Marqué par la pauvreté structurelle des producteurs, le travail des enfants et
un accès très limité aux droits sociaux.
● Huile de palme
(Indonésie, Malaisie) : La culture est responsable de la destruction
massive des forêts tropicales, d’émissions de CO₂ importantes et de
pertes de biodiversité. Les conditions de travail y sont souvent précaires :
bas salaires, exposition à des produits chimiques et conflits fonciers.
Les leviers de
transformation : régulations européennes et commerce équitable
Des outils
réglementaires européens à mettre en œuvre sans tergiverser
Trois textes issus du
Pacte vert européen peuvent améliorer durablement les pratiques des entreprises
agro-industrielles et la traçabilité des chaînes d’approvisionnement :
● Le RDUE (règlement contre la déforestation)

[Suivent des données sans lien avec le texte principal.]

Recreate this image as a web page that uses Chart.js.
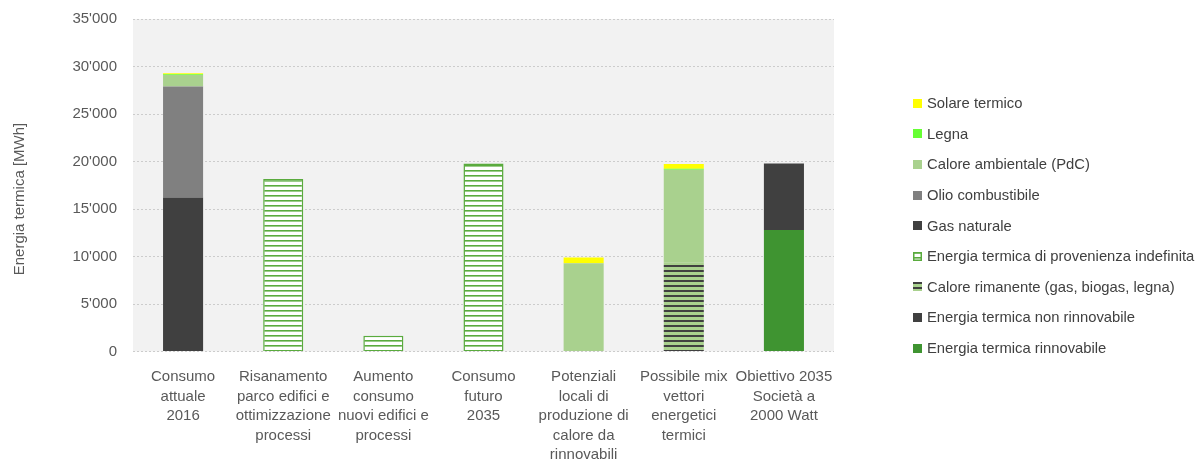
<!DOCTYPE html>
<html lang="it">
<head>
<meta charset="utf-8">
<script src="https://cdn.jsdelivr.net/npm/chart.js@4/dist/chart.umd.min.js"></script>
<style>
  html, body { margin: 0; padding: 0; background: #fff; }
  #wrap { position: relative; width: 1198px; height: 463px; }
  #legend {
    position: absolute; left: 913px; top: 88px;
    font-family: "Liberation Sans", Arial, sans-serif; font-size: 14.8px; color: #404040;
  }
  #legend .item { display: flex; align-items: center; height: 30.6px; white-space: nowrap; }
  #legend canvas { width: 9px; height: 9px; margin-right: 5px; }
</style>
</head>
<body>
<div id="wrap">
  <canvas id="chart" width="1198" height="463"></canvas>
  <div id="legend"></div>
</div>
<script>
const categories = [
    ['Consumo', 'attuale', '2016'],
    ['Risanamento', 'parco edifici e', 'ottimizzazione', 'processi'],
    ['Aumento', 'consumo', 'nuovi edifici e', 'processi'],
    ['Consumo', 'futuro', '2035'],
    ['Potenziali', 'locali di', 'produzione di', 'calore da', 'rinnovabili'],
    ['Possibile mix', 'vettori', 'energetici', 'termici'],
    ['Obiettivo 2035', 'Società a', '2000 Watt']
];

// MWh per categoria
const rinnovabile      = [null, null, null, null, null, null, 12800];
const nonRinnovabile   = [null, null, null, null, null, null, 7000];
const caloreRimanente  = [null, null, null, null, null, 9400, null];
const indefinita       = [null, 18150, 1650, 19800, null, null, null];
const gasNaturale      = [16200, null, null, null, null, null, null];
const olioCombustibile = [11700, null, null, null, null, null, null];
const caloreAmbientale = [1200, null, null, null, 9300, 9730, null];
const legna            = [80, null, null, null, null, 110, null];
const solareTermico    = [100, null, null, null, 600, 500, null];

const yTicks = [0, 5000, 10000, 15000, 20000, 25000, 30000, 35000];
const yTitle = 'Energia termica [MWh]';

const FONT = '"Liberation Sans", Arial, sans-serif';
const TEXT = '#595959';

// righe orizzontali ripetute
function stripes(bg, fg, period, thick) {
    const c = document.createElement('canvas');
    c.width = 8; c.height = period;
    const g = c.getContext('2d');
    g.fillStyle = bg; g.fillRect(0, 0, 8, period);
    g.fillStyle = fg; g.fillRect(0, 0, 8, thick);
    return g.createPattern(c, 'repeat');
}

const green = '#5aab3e';
const hatchIndef = stripes('#ffffff', green, 5, 1.6);
const hatchRiman = stripes('#a9d18e', '#404040', 5, 2);

const datasets = [
    { label: 'Energia termica rinnovabile', data: rinnovabile, backgroundColor: '#3f9431' },
    { label: 'Energia termica non rinnovabile', data: nonRinnovabile, backgroundColor: '#404040' },
    { label: 'Calore rimanente (gas, biogas, legna)', data: caloreRimanente, backgroundColor: hatchRiman },
    { label: 'Energia termica di provenienza indefinita', data: indefinita, backgroundColor: hatchIndef,
      borderColor: green, borderWidth: 1.5 },
    { label: 'Gas naturale', data: gasNaturale, backgroundColor: '#404040' },
    { label: 'Olio combustibile', data: olioCombustibile, backgroundColor: '#808080' },
    { label: 'Calore ambientale (PdC)', data: caloreAmbientale, backgroundColor: '#a9d18e' },
    { label: 'Legna', data: legna, backgroundColor: '#66ff33' },
    { label: 'Solare termico', data: solareTermico, backgroundColor: '#ffff00' }
];

const plotBackground = {
    id: 'plotBackground',
    beforeDraw(chart) {
        const { ctx, chartArea: a } = chart;
        ctx.save();
        ctx.fillStyle = '#f2f2f2';
        ctx.fillRect(a.left, a.top, a.right - a.left, a.bottom - a.top);
        ctx.restore();
    }
};

// titolo asse y, centrato sull'intera altezza
const yAxisTitle = {
    id: 'yAxisTitle',
    afterDraw(chart) {
        const ctx = chart.ctx;
        ctx.save();
        ctx.translate(20, 199);
        ctx.rotate(-Math.PI / 2);
        ctx.font = '15px ' + FONT;
        ctx.fillStyle = TEXT;
        ctx.textAlign = 'center';
        ctx.textBaseline = 'middle';
        ctx.fillText(yTitle, 0, 0);
        ctx.restore();
    }
};

const chart = new Chart(document.getElementById('chart'), {
    type: 'bar',
    data: { labels: categories, datasets: datasets },
    options: {
        responsive: false,
        animation: false,
        layout: { padding: { top: 19, right: 364, left: 0, bottom: 0 } },
        datasets: { bar: { barPercentage: 0.4, categoryPercentage: 1.0, borderWidth: 0 } },
        plugins: { legend: { display: false }, tooltip: { enabled: false } },
        scales: {
            x: {
                stacked: true,
                grid: { display: false },
                border: { display: false },
                ticks: {
                    color: TEXT, padding: 8, maxRotation: 0, autoSkip: false,
                    font: { family: FONT, size: 15, lineHeight: 1.3 }
                },
                afterFit(s) { s.height = 111.5; }
            },
            y: {
                stacked: true,
                min: 0, max: 35000,
                afterBuildTicks(s) { s.ticks = yTicks.map(v => ({ value: v })); },
                grid: { color: '#cccccc', drawTicks: false },
                border: { display: false, dash: [2, 2] },
                ticks: {
                    color: TEXT, padding: 16,
                    font: { family: FONT, size: 15 },
                    callback: v => String(v).replace(/\B(?=(\d{3})+(?!\d))/g, "'")
                },
                afterFit(s) {
                    s.width = 133;
                    s.paddingTop = 0;
                    s.paddingBottom = 0;
                }
            }
        }
    },
    plugins: [plotBackground, yAxisTitle]
});

// legenda, in ordine inverso rispetto all'impilamento
const legendEl = document.getElementById('legend');
datasets.slice().reverse().forEach(ds => {
    const row = document.createElement('div');
    row.className = 'item';
    const box = document.createElement('canvas');
    box.width = 9; box.height = 9;
    const g = box.getContext('2d');
    g.fillStyle = ds.backgroundColor;
    g.fillRect(0, 0, 9, 9);
    if (ds.borderColor) {
        g.strokeStyle = ds.borderColor; g.lineWidth = 1.5;
        g.strokeRect(0.75, 0.75, 7.5, 7.5);
    }
    row.appendChild(box);
    row.appendChild(document.createTextNode(ds.label));
    legendEl.appendChild(row);
});
</script>
</body>
</html>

● La CS3D (directive sur le devoir de vigilance
des entreprises)
● Le règlement Travail Forcé (interdiction
d’entrée sur le marché européen pour les produits issus de l’esclavage moderne)
L’analyse montre que
ces textes, s’ils sont bien combinés, couvrent l’ensemble des enjeux identifiés
par l’étude. Ils ont un potentiel d’amélioration majeur, à condition que leur
mise en œuvre soit rigoureuse, contrôlée et ambitieuse.
Rejeter l’accord
Mercosur : une menace systémique
L’étude pointe
également les risques majeurs liés à l’accord commercial entre l’Union
européenne et le Mercosur. En l’état, il ne garantit ni la protection des
droits humains, ni celle de l’environnement. Il accentuerait la pression sur
les écosystèmes déjà fragiles et affaiblirait les filières durables.
Les recommandations de
Greenpeace, Max Havelaar France et de l’Institut Veblen
Les trois organisations
appellent les décideurs à :
● Appliquer rigoureusement les textes européens
RDUE, CS3D et Règlement Travail Forcé, sans délais et sans les détricoter
● Rejeter l’accord Mercosur, incompatible avec
les objectifs européens en matière de justice sociale et climatique
● Soutenir activement la certification écologique, sociale et équitable des importations françaises dans les denrées sensibles.